In August 2011, Boucher retained the services of a US consultancy firm to help him prepare his submission for the Central Bank's review of whether legacy directors of bailed-out banks contributed to their institutions' demise and, if so, whether they are "fit and proper" to continue in their roles. 11 months later the Central Bank of Ireland issued a statement saying Boucher could continue in his role after passing the "Fitness and Probity" review.

==Reactions to appointment==
Billionaire businessman Dermot Desmond, who was a substantial shareholder in the bank, wrote to all members of the board expressing his "dismay" at Boucher's appointment. He said Boucher was one of the most senior bankers in the organisation, as a director, chief executive of retail financial services, a member of the group risk policy committee and of the group investment committee."There has to be a direct correlation between Boucher's appointment to these senior positions and the excess lending policies of the bank."How did Mr Boucher and others within the bank view the warnings of the Central Bank of Ireland in 2004 concerning the overheated residential property market?” Desmond said the appointment of Boucher sent out "completely and utterly the wrong message. People who invested their pensions and savings in Bank of Ireland shares have been put under extreme financial pressure through absolutely no fault of their own. People are quite rightly angry."Credibility and confidence need to be restored. This will not be achieved by promoting existing management further up the chain ... [a] clean break is needed. The people who got the bank into the mess are not the people to get the bank out of the mess". Desmond said the bank's directors were seriously out of touch with market perception and the sentiments of shareholders, accountholders and the market generally if they thought otherwise. "Therefore [he] must have been responsible for fatal errors of judgment, including advancing loans to developers on the strength of overstated land values and insufficient security. He said he had nothing personal against Mr Boucher but perception was important if public confidence and the external reputation of the Irish banking system were to be restored."

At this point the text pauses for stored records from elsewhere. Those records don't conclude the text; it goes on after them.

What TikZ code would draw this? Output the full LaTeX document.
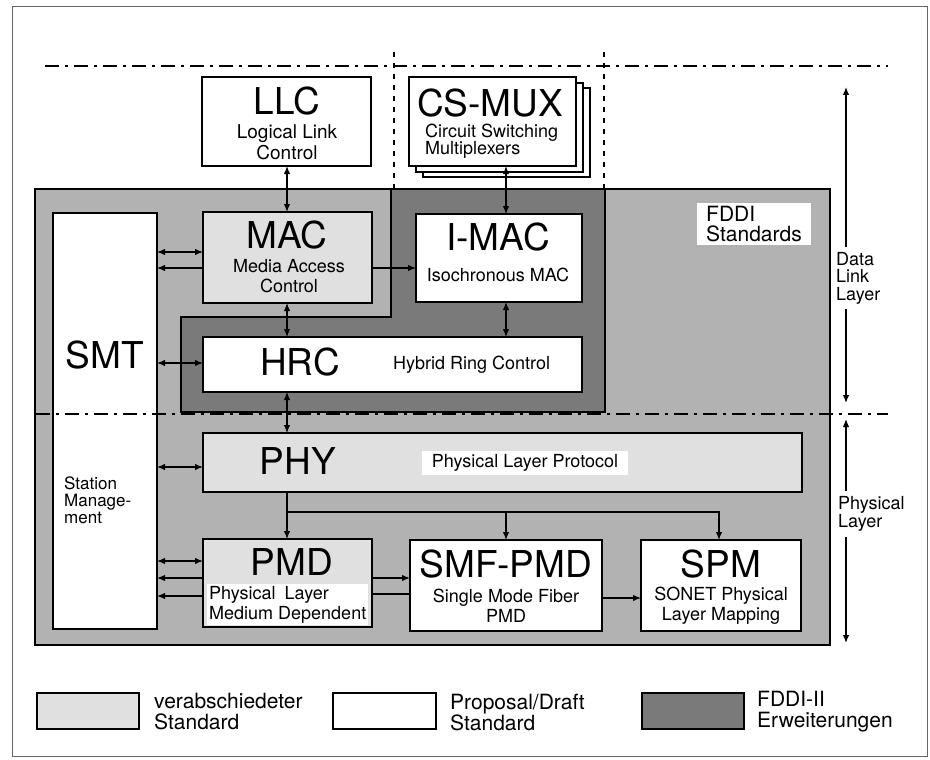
\documentclass[tikz,border=0pt]{standalone}
\usepackage{fontspec}
\setmainfont{TeX Gyre Heros}
\usetikzlibrary{arrows.meta,fit}
\begin{document}
\begin{tikzpicture}[x=1pt,y=-1pt,
  lightreg/.style={fill=black!30, draw=black, line width=1.5pt},
  darkreg/.style={fill=black!52, draw=black, line width=1.5pt},
  stdbox/.style={draw, line width=2.6pt, fill=black!12, inner sep=0pt, outer sep=0pt},
  newbox/.style={draw, line width=1.2pt, fill=white, inner sep=0pt, outer sep=0pt},
  darkbox/.style={draw, line width=1.2pt, fill=black!52, inner sep=0pt, outer sep=0pt},
  big/.style={font=\fontsize{37}{40}\selectfont, inner sep=0pt},
  small/.style={font=\fontsize{18}{20}\selectfont, align=center, inner sep=1pt},
  legtext/.style={font=\fontsize{21}{21}\selectfont, align=left, inner sep=0pt},
  conn/.style={line width=1.3pt},
  dbl/.style={conn, {Latex[length=8pt,width=6.5pt]}-{Latex[length=8pt,width=6.5pt]}},
  one/.style={conn, -{Latex[length=8pt,width=6.5pt]}},
  dashdot/.style={line width=1.6pt, dash pattern=on 14pt off 6pt on 3pt off 6pt},
  vdash/.style={line width=1.2pt, dash pattern=on 5pt off 6pt}
]
\useasboundingbox (0,0) rectangle (930,760);
% frame
\draw[black!60, line width=1pt] (12,7) rectangle (927,756);
% layer separators (top)
\draw[dashdot] (45,66) -- (888,66);
\draw[vdash] (394,52) -- (394,188);
\draw[vdash] (604,52) -- (604,188);
% regions
\draw[lightreg] (35,189) rectangle (830,645);
\draw[darkreg] (391,189) -- (605,189) -- (605,412) -- (181,412) -- (181,317) -- (391,317) -- cycle;
% boxes
\node[newbox, fit={(202,77)(371,166)}] (llc) {};
\node[newbox, fit={(423,88)(590,177)}] (mux3) {};
\node[newbox, fit={(416,83)(583,172)}] (mux2) {};
\node[newbox, fit={(409,77)(576,166)}] (mux) {};
\node[newbox, fit={(53,213)(157,629)}] (smt) {};
\node[stdbox, fit={(203,212)(372,303)}] (mac) {};
\node[newbox, fit={(416,214)(582,302)}] (imac) {};
\node[newbox, fit={(203,337)(582,392)}] (hrc) {};
\node[stdbox, fit={(203,433)(802,492)}] (phy) {};
\node[stdbox, fit={(203,539)(372,627)}] (pmd) {};
\node[newbox, fit={(410,540)(602,631)}] (smf) {};
\node[newbox, fit={(641,540)(801,631)}] (spm) {};
% texts
\node[big] (tllc) at (287,101) {LLC};
\node[small, font=\fontsize{19}{21}\selectfont] (sllc) at (287,142) {Logical Link\\Control};
\node[big] (tmux) at (490,103) {CS-MUX};
\node[small, font=\fontsize{18}{17.5}\selectfont, align=left, anchor=west] (smux) at (424,141) {Circuit Switching\\Multiplexers};
\node[big] (tmac) at (287,235) {MAC};
\node[small] (smac) at (289,276) {Media Access\\Control};
\node[big] (timac) at (498,237) {I-MAC};
\node[small] (simac) at (498,275) {Isochronous MAC};
\node[big] (thrc) at (300,362) {HRC};
\node[small, anchor=west] (shrc) at (392,365) {Hybrid Ring Control};
\node[big] (tsmt) at (105,355) {SMT};
\node[small, font=\fontsize{17}{17}\selectfont, align=left, anchor=west] (ssmt) at (63,500) {Station\\Manage-\\ment};
\node[big] (tphy) at (298,461) {PHY};
\node[small, fill=white, inner xsep=10pt, inner ysep=3pt] (sphy) at (525,463) {Physical Layer Protocol};
\node[big] (tpmd) at (292,562) {PMD};
\node[small, fill=white, align=left, anchor=west, inner sep=2pt] (spmd) at (207,604.5) {Physical\enspace Layer\\Medium Dependent};
\node[big] (tsmf) at (506,564) {SMF-PMD};
\node[small] (ssmf) at (506,606) {Single Mode Fiber\\PMD};
\node[big] (tspm) at (721,564) {SPM};
\node[small] (sspm) at (721,606) {SONET Physical\\Layer Mapping};
\node[font=\fontsize{21}{20}\selectfont, fill=white, align=left, anchor=west, inner xsep=9pt, inner ysep=3pt] (fddi) at (697,224) {FDDI\\Standards};
% helper coordinates
\coordinate (xa) at (287,0);
\coordinate (xb) at (506,0);
\coordinate (xs) at (719,0);
\coordinate (ya) at (0,252);
\coordinate (yb) at (0,268);
\coordinate (yc) at (0,363);
\coordinate (yd) at (0,467);
\coordinate (ye) at (0,561);
\coordinate (yf) at (0,578);
\coordinate (yg) at (0,596);
\coordinate (yh) at (0,512);
\coordinate (yi) at (0,598);
\coordinate (yj) at (0,594);
% connectors
\draw[dbl] (llc.south -| xa) -- (mac.north -| xa);
\draw[dbl] (mac.south -| xa) -- (hrc.north -| xa);
\draw[dbl] (hrc.south -| xa) -- (phy.north -| xa);
\draw[dbl] (mux.south -| xb) -- (imac.north -| xb);
\draw[dbl] (imac.south -| xb) -- (hrc.north -| xb);
\draw[dbl] (smt.east |- ya) -- (mac.west |- ya);
\draw[one] (mac.west |- yb) -- (smt.east |- yb);
\draw[one] (mac.east |- yb) -- (imac.west |- yb);
\draw[dbl] (smt.east |- yc) -- (hrc.west |- yc);
\draw[dbl] (smt.east |- yd) -- (phy.west |- yd);
\draw[dbl] (smt.east |- ye) -- (pmd.west |- ye);
\draw[one] (pmd.west |- yf) -- (smt.east |- yf);
\draw[one] (pmd.west |- yg) -- (smt.east |- yg);
\draw[one] (pmd.east |- yf) -- (smf.west |- yf);
\draw[conn] (pmd.east |- yj) -- (smf.west |- yj);
\draw[one] (smf.east |- yi) -- (spm.west |- yi);
\draw[one] (phy.south -| xa) -- (pmd.north -| xa);
\draw[one] (xa |- yh) -| (spm.north -| xs);
\draw[one] (xb |- yh) -- (smf.north -| xb);
% middle separator
\draw[dashdot] (36,414) -- (888,414);
% layer arrows
\node[small, font=\fontsize{18}{17.5}\selectfont, align=left, anchor=west, inner sep=5pt] (dl) at (831,278) {Data\\Link\\Layer};
\coordinate (dltop) at (846,87);
\coordinate (dlbot) at (846,403);
\draw[one] (dl.north -| dltop) -- (dltop);
\draw[one] (dl.south -| dltop) -- (dlbot);
\node[small, font=\fontsize{18}{17}\selectfont, align=left, anchor=west, inner sep=5pt] (pl) at (833,514) {Physical\\Layer};
\coordinate (pltop) at (846,419);
\coordinate (plbot) at (846,643);
\draw[one] (pl.north -| pltop) -- (pltop);
\draw[one] (pl.south -| pltop) -- (plbot);
% legend
\node[stdbox, fit={(37,693)(139,729)}] (lg1) {};
\node[legtext, anchor=west] (lt1) at (154,712) {verabschiedeter\\Standard};
\node[newbox, fit={(333,693)(436,729)}] (lg2) {};
\node[legtext, anchor=west] (lt2) at (450,712) {Proposal/Draft\\Standard};
\node[darkbox, fit={(642,693)(744,729)}] (lg3) {};
\node[legtext, anchor=west] (lt3) at (757,712) {FDDI-II\\Erweiterungen};
\end{tikzpicture}
\end{document}
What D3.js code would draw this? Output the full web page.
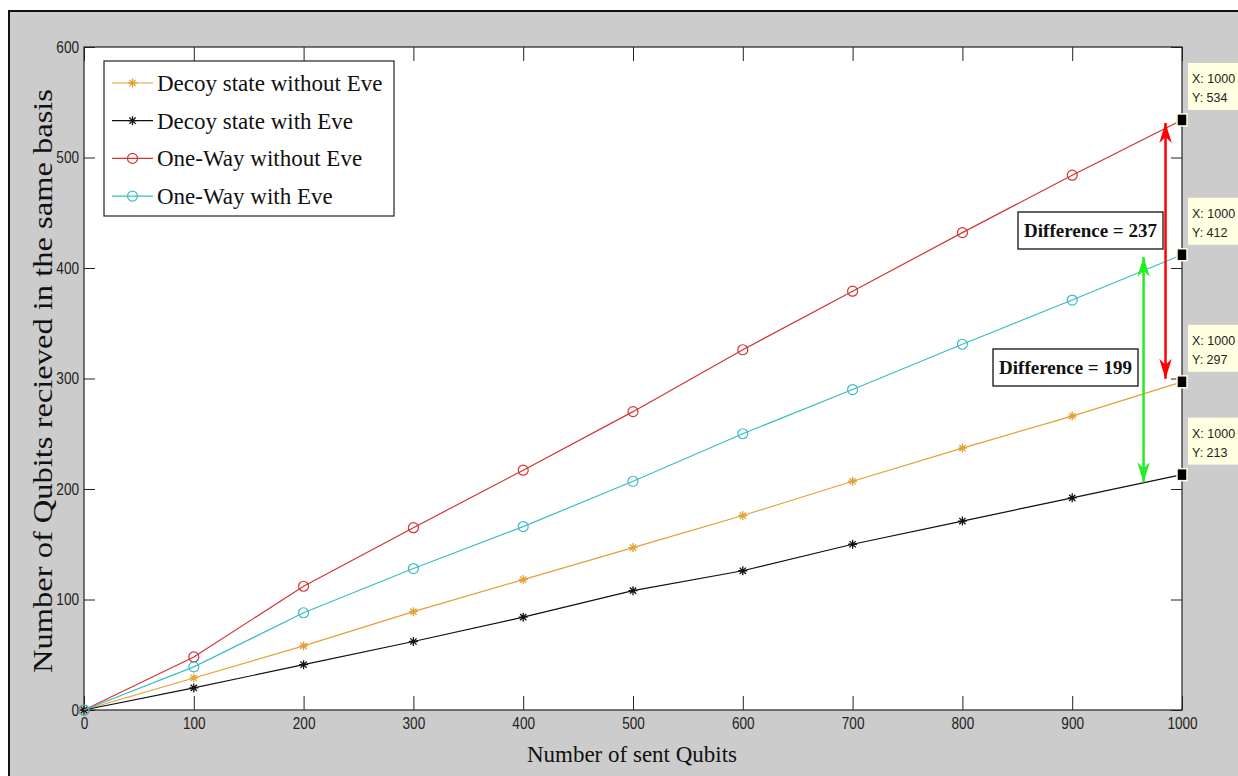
<!DOCTYPE html>
<html><head><meta charset="utf-8">
<script src="https://cdn.jsdelivr.net/npm/d3@7"></script>
<style>html,body{margin:0;padding:0;background:#fff;}svg{display:block;}</style>
</head><body>
<svg id="chart" width="1238" height="776"></svg>
<script>
const sentQubits = [0,100,200,300,400,500,600,700,800,900,1000];
const decoyWithoutEve = [0,29,58,89,118,147,176,207,237,266,297];
const decoyWithEve    = [0,20,41,62,84,108,126,150,171,192,213];
const oneWayWithoutEve= [0,48,112,165,217,270,326,379,432,484,534];
const oneWayWithEve   = [0,39,88,128,166,207,250,290,331,371,412];
const seriesNames = ["Decoy state without Eve","Decoy state with Eve","One-Way without Eve","One-Way with Eve"];
const xTicks = [0,100,200,300,400,500,600,700,800,900,1000];
const yTicks = [0,100,200,300,400,500,600];
const dataTipValues = [534,412,297,213];
const diffLabels = ["Difference = 237","Difference = 199"];

const svg = d3.select("#chart");
const W=1238,H=776;
const L=84,R=1182,T=47,B=710;
const x = d3.scaleLinear().domain([0,1000]).range([L,R]);
const y = d3.scaleLinear().domain([0,600]).range([B,T]);

// figure background
svg.append("rect").attr("x",0).attr("y",0).attr("width",W).attr("height",H).attr("fill","#fff");
svg.append("rect").attr("x",9).attr("y",11).attr("width",W-9).attr("height",H-11).attr("fill","#cccccc");
svg.append("path").attr("d",`M9,${H} L9,11 L${W},11`).attr("fill","none").attr("stroke","#111").attr("stroke-width",2);

// plot area
svg.append("rect").attr("x",L).attr("y",T).attr("width",R-L).attr("height",B-T).attr("fill","#fff");

const tickFont = "'Liberation Sans',Arial,sans-serif";
const sx = 0.8;
const gx = svg.append("g").attr("transform",`translate(0,${B})`)
  .call(d3.axisBottom(x).tickValues(xTicks).tickSize(-14).tickPadding(7).tickFormat(d3.format("d")));
const gy = svg.append("g").attr("transform",`translate(${L},0)`)
  .call(d3.axisLeft(y).tickValues(yTicks).tickSize(-11).tickPadding(4).tickFormat(d3.format("d")));
const gxt = svg.append("g").attr("transform",`translate(0,${T})`)
  .call(d3.axisTop(x).tickValues(xTicks).tickSize(-14).tickFormat(""));
const gyr = svg.append("g").attr("transform",`translate(${R},0)`)
  .call(d3.axisRight(y).tickValues(yTicks).tickSize(-11).tickFormat(""));
[gx,gy,gxt,gyr].forEach(g=>{
  g.select(".domain").remove();
  g.selectAll(".tick line").attr("stroke","#222").attr("stroke-width",1);
  g.selectAll(".tick text").attr("fill","#222").attr("font-family",tickFont).attr("font-size",17);
});
gx.selectAll(".tick text").attr("transform",`scale(${sx},1)`);
gy.selectAll(".tick text").attr("x",-5/sx).attr("transform",`scale(${sx},1)`);
svg.append("rect").attr("x",L).attr("y",T).attr("width",R-L).attr("height",B-T)
  .attr("fill","none").attr("stroke","#222").attr("stroke-width",1.2);

// series
const series = [
  {name:seriesNames[0], vals:decoyWithoutEve, color:"#E3A034", marker:"star"},
  {name:seriesNames[1], vals:decoyWithEve, color:"#111111", marker:"star"},
  {name:seriesNames[2], vals:oneWayWithoutEve, color:"#D23434", marker:"circle"},
  {name:seriesNames[3], vals:oneWayWithEve, color:"#3CBCC6", marker:"circle"}
];
const line = d3.line().x((d,i)=>x(sentQubits[i])).y(d=>y(d));
function starPath(cx,cy,s){
  const a=s*0.7;
  return `M${cx-s},${cy}L${cx+s},${cy}M${cx},${cy-s}L${cx},${cy+s}M${cx-a},${cy-a}L${cx+a},${cy+a}M${cx-a},${cy+a}L${cx+a},${cy-a}`;
}
function drawMarker(g,type,cx,cy,color){
  if(type==="circle"){
    g.append("circle").attr("cx",cx).attr("cy",cy).attr("r",5).attr("fill","none").attr("stroke",color).attr("stroke-width",1.2);
  } else {
    g.append("path").attr("d",starPath(cx,cy,4.5)).attr("fill","none").attr("stroke",color).attr("stroke-width",1.3);
  }
}
series.forEach(s=>{
  svg.append("path").datum(s.vals).attr("d",line).attr("fill","none").attr("stroke",s.color).attr("stroke-width",1.2);
  const g=svg.append("g");
  s.vals.forEach((v,i)=>drawMarker(g,s.marker,x(sentQubits[i]),y(v),s.color));
});

// legend
const lg = svg.append("g");
lg.append("rect").attr("x",104).attr("y",61).attr("width",290).attr("height",155)
  .attr("fill","#fff").attr("stroke","#222").attr("stroke-width",1.2);
series.forEach((s,i)=>{
  const cy = 83 + i*37.7;
  lg.append("line").attr("x1",112).attr("x2",153).attr("y1",cy).attr("y2",cy).attr("stroke",s.color).attr("stroke-width",1.2);
  drawMarker(lg,s.marker,132.5,cy,s.color);
  lg.append("text").attr("x",157).attr("y",cy+8).text(s.name)
    .attr("font-family","'Liberation Serif','Times New Roman',serif").attr("font-size",23).attr("fill","#111");
});

// axis labels
svg.append("text").attr("x",632).attr("y",762).attr("text-anchor","middle")
  .attr("font-family","'Liberation Serif','Times New Roman',serif").attr("font-size",23).attr("fill","#111")
  .text("Number of sent Qubits");
svg.append("text").attr("transform","translate(52,381) rotate(-90)").attr("text-anchor","middle")
  .attr("font-family","'Liberation Serif','Times New Roman',serif").attr("font-size",28).attr("fill","#111")
  .attr("textLength",584).attr("lengthAdjust","spacingAndGlyphs")
  .text("Number of Qubits recieved in the same basis");

// difference arrows
const defs = svg.append("defs");
function arrowMarker(id,color){
  defs.append("marker").attr("id",id).attr("viewBox","0 0 10 10").attr("refX",10).attr("refY",5)
    .attr("markerWidth",8).attr("markerHeight",5).attr("markerUnits","strokeWidth").attr("orient","auto-start-reverse")
    .attr("preserveAspectRatio","none")
    .append("path").attr("d","M0,0 L10,5 L0,10 L3,5 Z").attr("fill",color);
}
arrowMarker("arrRed","#ff0000");
arrowMarker("arrGreen","#22ee22");
svg.append("line").attr("x1",x(985)).attr("x2",x(985)).attr("y1",y(534)+3).attr("y2",y(297)-3)
  .attr("stroke","#ff0000").attr("stroke-width",2.5).attr("marker-start","url(#arrRed)").attr("marker-end","url(#arrRed)");
svg.append("line").attr("x1",x(965)).attr("x2",x(965)).attr("y1",y(412)+2).attr("y2",y(206))
  .attr("stroke","#22ee22").attr("stroke-width",2.5).attr("marker-start","url(#arrGreen)").attr("marker-end","url(#arrGreen)");

// difference labels
function diffBox(bx,by,bw,bh,txt){
  svg.append("rect").attr("x",bx).attr("y",by).attr("width",bw).attr("height",bh)
    .attr("fill","#fff").attr("stroke","#111").attr("stroke-width",1.3);
  svg.append("text").attr("x",bx+bw/2).attr("y",by+bh/2+6).attr("text-anchor","middle")
    .attr("font-family","'Liberation Serif','Times New Roman',serif").attr("font-weight","bold").attr("font-size",19).attr("fill","#111")
    .text(txt);
}
diffBox(1018,212,145,37,diffLabels[0]);
diffBox(993,349,145,37,diffLabels[1]);

// data tips
dataTipValues.forEach(v=>{
  const px=x(1000), py=y(v);
  svg.append("rect").attr("x",px+6).attr("y",py-57).attr("width",52).attr("height",47).attr("fill","#ffffe1");
  svg.append("text").attr("x",px+10).attr("y",py-37).text("X: 1000")
    .attr("font-family","'Liberation Sans',Arial,sans-serif").attr("font-size",12.5).attr("fill","#222");
  svg.append("text").attr("x",px+10).attr("y",py-18).text("Y: "+v)
    .attr("font-family","'Liberation Sans',Arial,sans-serif").attr("font-size",12.5).attr("fill","#222");
  svg.append("rect").attr("x",px-5).attr("y",py-6).attr("width",10).attr("height",12)
    .attr("fill","#000").attr("stroke","#ffffe1").attr("stroke-width",1.5);
});
</script>
</body></html>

The Labour party said the decision to appoint an internal candidate as chief executive is "most disappointing ... I am not in any way casting any aspersions on Mr Boucher's ability or integrity, but this is a missed opportunity to signal a new beginning in Irish banking", said spokeswoman on Finance, Joan Burton. Senator Shane Ross raised the appointment in the Senate and—while later admitting hyperbole—said "possibly the most disgraceful appointment in the business world in living memory."

==Personal life==
He is married to Sandra Boucher, has two children, Katie and Keith and lives in Clontarf, Dublin. He is a first cousin of Eamon Delaney (their mothers were sisters). A rugby fan, he trains a children's rugby team.
His basic salary is €690,000 (The Irish Government put a €500,000 salary cap on chief executives of state-guaranteed banks). Additionally, among other benefits, he has an annual car cash allowance of €34,000, and receives free tax advice in accordance with executive levels. The employment contract includes a permanent gagging clause.

As of 31 December 2009 he had €946,000 in loans from the Bank of Ireland, with €708,000 described as "other loans" and €235,000 in mortgage loans. In April 2010, following contact between the Taoiseach's department and the bank he waived his option to retire on pension at 55 and thus removed the need to top up his pension by €1.5m.